- Problem to solve: Look below for the line with "Output the Python" and the line with "import numpy as np"; repeat exactly those two lines and all lines between them, but no pictures.

- Task material:
--- --- ---

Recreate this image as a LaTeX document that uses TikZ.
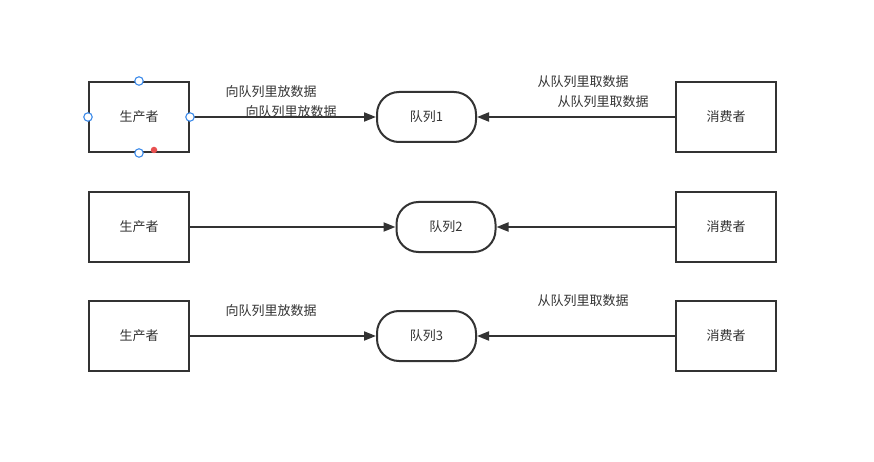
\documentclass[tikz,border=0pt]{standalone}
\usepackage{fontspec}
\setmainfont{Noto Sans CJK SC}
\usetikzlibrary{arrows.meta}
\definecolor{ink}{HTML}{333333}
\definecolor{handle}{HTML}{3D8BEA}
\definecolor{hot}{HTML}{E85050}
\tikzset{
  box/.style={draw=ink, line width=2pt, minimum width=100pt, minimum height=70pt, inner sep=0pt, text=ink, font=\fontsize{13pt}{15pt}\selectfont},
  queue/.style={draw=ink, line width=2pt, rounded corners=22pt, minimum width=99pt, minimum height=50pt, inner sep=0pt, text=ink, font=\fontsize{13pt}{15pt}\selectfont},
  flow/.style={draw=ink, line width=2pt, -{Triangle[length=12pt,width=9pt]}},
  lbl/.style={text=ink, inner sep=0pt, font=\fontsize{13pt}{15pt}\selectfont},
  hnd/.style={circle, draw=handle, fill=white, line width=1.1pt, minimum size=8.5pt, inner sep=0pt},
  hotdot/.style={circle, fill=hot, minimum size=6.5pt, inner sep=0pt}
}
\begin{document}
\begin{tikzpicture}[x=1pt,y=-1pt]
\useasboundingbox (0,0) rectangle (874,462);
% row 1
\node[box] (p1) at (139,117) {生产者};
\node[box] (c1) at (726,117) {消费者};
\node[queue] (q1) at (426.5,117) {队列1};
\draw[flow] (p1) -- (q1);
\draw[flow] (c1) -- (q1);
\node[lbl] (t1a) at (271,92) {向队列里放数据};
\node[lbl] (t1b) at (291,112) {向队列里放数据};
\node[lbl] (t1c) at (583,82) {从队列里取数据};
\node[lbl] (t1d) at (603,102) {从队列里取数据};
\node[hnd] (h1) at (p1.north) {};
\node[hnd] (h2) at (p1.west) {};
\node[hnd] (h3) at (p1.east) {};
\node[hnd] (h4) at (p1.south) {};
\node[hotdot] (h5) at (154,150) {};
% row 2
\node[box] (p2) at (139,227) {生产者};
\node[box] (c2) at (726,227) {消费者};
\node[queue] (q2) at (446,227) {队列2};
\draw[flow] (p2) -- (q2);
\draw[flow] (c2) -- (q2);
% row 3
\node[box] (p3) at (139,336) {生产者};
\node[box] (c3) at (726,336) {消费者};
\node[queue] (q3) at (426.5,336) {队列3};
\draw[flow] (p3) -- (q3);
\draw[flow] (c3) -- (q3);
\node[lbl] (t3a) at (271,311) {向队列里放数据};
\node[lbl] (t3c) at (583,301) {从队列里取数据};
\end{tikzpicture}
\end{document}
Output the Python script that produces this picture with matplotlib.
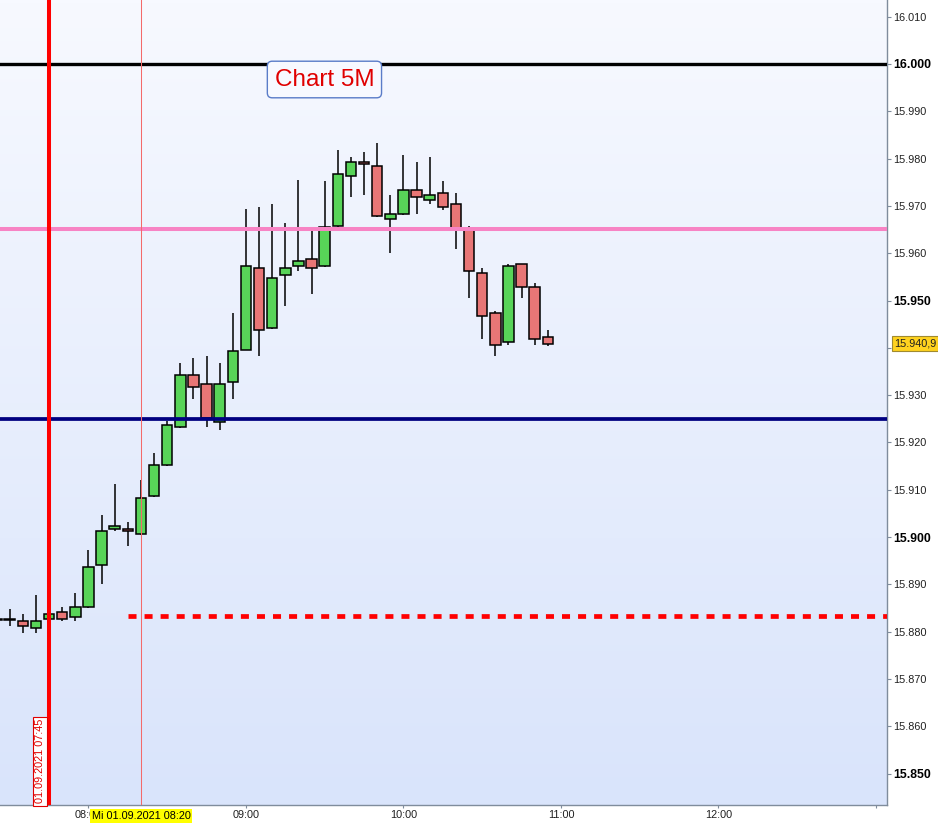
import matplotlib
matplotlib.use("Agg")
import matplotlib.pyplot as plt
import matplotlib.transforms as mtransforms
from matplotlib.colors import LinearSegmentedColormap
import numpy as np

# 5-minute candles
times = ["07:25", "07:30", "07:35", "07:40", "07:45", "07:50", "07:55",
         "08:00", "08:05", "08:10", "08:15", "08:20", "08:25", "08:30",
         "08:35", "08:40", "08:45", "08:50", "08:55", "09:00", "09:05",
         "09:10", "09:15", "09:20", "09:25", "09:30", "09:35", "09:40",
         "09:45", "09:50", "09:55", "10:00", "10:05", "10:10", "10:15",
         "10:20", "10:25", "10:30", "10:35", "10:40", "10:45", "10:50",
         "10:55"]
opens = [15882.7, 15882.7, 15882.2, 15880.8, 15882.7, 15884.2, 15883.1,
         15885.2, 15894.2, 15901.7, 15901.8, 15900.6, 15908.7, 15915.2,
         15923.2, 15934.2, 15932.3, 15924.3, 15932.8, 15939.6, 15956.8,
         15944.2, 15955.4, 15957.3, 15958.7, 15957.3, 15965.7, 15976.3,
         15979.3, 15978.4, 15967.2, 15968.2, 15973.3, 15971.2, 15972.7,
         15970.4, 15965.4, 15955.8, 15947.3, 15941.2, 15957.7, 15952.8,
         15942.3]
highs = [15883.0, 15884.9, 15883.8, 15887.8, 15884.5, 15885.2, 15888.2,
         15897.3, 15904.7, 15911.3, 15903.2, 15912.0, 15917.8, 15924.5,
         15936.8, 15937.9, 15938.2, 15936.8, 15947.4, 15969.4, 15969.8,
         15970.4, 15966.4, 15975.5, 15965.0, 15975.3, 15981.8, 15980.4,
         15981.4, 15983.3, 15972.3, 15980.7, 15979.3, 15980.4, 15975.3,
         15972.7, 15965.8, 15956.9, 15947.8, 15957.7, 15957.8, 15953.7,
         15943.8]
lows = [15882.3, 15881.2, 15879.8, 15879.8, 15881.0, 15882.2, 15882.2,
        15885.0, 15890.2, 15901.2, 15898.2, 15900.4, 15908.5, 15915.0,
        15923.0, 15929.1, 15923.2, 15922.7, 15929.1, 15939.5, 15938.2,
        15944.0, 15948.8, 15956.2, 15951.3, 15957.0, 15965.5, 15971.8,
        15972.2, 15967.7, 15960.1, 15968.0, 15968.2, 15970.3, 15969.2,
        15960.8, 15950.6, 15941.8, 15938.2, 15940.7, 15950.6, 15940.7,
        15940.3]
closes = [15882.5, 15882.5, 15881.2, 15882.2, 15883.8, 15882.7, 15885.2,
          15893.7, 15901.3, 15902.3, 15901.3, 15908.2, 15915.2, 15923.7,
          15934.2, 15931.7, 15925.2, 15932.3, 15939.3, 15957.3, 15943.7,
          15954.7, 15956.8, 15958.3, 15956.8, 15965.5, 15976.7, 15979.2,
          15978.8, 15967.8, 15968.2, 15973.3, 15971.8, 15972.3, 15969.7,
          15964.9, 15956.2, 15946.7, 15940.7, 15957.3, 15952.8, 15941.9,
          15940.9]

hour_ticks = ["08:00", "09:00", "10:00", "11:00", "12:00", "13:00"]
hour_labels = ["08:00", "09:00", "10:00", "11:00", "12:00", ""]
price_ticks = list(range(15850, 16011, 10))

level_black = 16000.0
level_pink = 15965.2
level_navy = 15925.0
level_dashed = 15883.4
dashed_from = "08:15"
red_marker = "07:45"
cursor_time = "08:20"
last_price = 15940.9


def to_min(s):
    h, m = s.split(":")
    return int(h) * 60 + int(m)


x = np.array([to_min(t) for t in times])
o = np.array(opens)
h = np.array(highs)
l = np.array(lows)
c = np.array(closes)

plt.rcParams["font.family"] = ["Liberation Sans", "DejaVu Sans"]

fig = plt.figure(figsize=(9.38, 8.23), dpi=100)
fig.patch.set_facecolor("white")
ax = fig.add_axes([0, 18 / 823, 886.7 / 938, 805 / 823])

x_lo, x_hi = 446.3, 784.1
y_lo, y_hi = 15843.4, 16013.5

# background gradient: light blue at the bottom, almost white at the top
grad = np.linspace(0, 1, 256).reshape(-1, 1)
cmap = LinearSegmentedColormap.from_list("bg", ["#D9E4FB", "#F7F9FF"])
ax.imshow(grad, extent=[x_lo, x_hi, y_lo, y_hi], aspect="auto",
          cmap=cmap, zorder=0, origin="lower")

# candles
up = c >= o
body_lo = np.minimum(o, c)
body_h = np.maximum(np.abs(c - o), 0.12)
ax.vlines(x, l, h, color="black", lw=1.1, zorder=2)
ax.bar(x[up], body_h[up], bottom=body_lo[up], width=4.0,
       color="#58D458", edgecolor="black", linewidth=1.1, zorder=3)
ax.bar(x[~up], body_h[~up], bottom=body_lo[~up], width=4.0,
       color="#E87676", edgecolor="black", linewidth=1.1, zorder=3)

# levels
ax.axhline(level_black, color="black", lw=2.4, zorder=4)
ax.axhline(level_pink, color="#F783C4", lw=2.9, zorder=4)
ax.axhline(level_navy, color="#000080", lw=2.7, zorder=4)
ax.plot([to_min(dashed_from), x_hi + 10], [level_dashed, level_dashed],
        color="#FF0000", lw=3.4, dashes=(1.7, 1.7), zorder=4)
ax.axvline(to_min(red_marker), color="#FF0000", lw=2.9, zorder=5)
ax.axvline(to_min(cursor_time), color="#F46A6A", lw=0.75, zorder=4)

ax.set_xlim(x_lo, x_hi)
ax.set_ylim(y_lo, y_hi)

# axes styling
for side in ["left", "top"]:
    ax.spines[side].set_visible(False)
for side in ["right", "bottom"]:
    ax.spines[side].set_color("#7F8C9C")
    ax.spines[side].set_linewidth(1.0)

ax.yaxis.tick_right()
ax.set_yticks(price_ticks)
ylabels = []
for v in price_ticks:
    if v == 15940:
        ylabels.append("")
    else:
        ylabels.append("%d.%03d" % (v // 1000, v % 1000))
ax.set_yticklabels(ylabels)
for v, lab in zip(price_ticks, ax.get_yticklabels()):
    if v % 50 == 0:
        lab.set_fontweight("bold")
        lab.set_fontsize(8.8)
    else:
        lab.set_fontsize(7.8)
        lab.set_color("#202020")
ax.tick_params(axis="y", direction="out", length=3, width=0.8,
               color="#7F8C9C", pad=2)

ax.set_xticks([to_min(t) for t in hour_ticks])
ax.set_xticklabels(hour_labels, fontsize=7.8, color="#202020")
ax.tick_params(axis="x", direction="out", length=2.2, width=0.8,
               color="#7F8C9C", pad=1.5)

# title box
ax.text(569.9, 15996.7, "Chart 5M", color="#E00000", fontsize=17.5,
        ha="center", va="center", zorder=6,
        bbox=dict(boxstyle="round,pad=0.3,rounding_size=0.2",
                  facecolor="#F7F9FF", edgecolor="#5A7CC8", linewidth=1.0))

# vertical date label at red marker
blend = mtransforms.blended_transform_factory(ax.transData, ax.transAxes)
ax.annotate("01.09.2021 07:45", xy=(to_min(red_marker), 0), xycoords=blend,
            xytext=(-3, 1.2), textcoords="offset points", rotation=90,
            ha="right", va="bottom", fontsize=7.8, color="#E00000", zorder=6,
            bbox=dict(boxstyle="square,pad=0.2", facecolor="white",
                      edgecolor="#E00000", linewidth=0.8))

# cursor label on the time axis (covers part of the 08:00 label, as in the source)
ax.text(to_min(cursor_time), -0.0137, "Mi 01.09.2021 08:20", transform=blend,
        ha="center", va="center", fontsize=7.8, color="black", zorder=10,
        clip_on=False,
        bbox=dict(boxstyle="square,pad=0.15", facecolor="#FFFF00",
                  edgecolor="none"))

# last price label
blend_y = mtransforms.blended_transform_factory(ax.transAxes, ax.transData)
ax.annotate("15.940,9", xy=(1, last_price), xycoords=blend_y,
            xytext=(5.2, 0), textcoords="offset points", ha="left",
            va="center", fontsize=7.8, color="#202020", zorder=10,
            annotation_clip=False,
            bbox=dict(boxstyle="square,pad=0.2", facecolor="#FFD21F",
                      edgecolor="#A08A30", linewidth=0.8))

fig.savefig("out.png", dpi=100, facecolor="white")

--- --- ---

- Exercise solution:
Output the Python script that produces this picture with matplotlib.
import matplotlib
matplotlib.use("Agg")
import matplotlib.pyplot as plt
import matplotlib.transforms as mtransforms
from matplotlib.colors import LinearSegmentedColormap
import numpy as np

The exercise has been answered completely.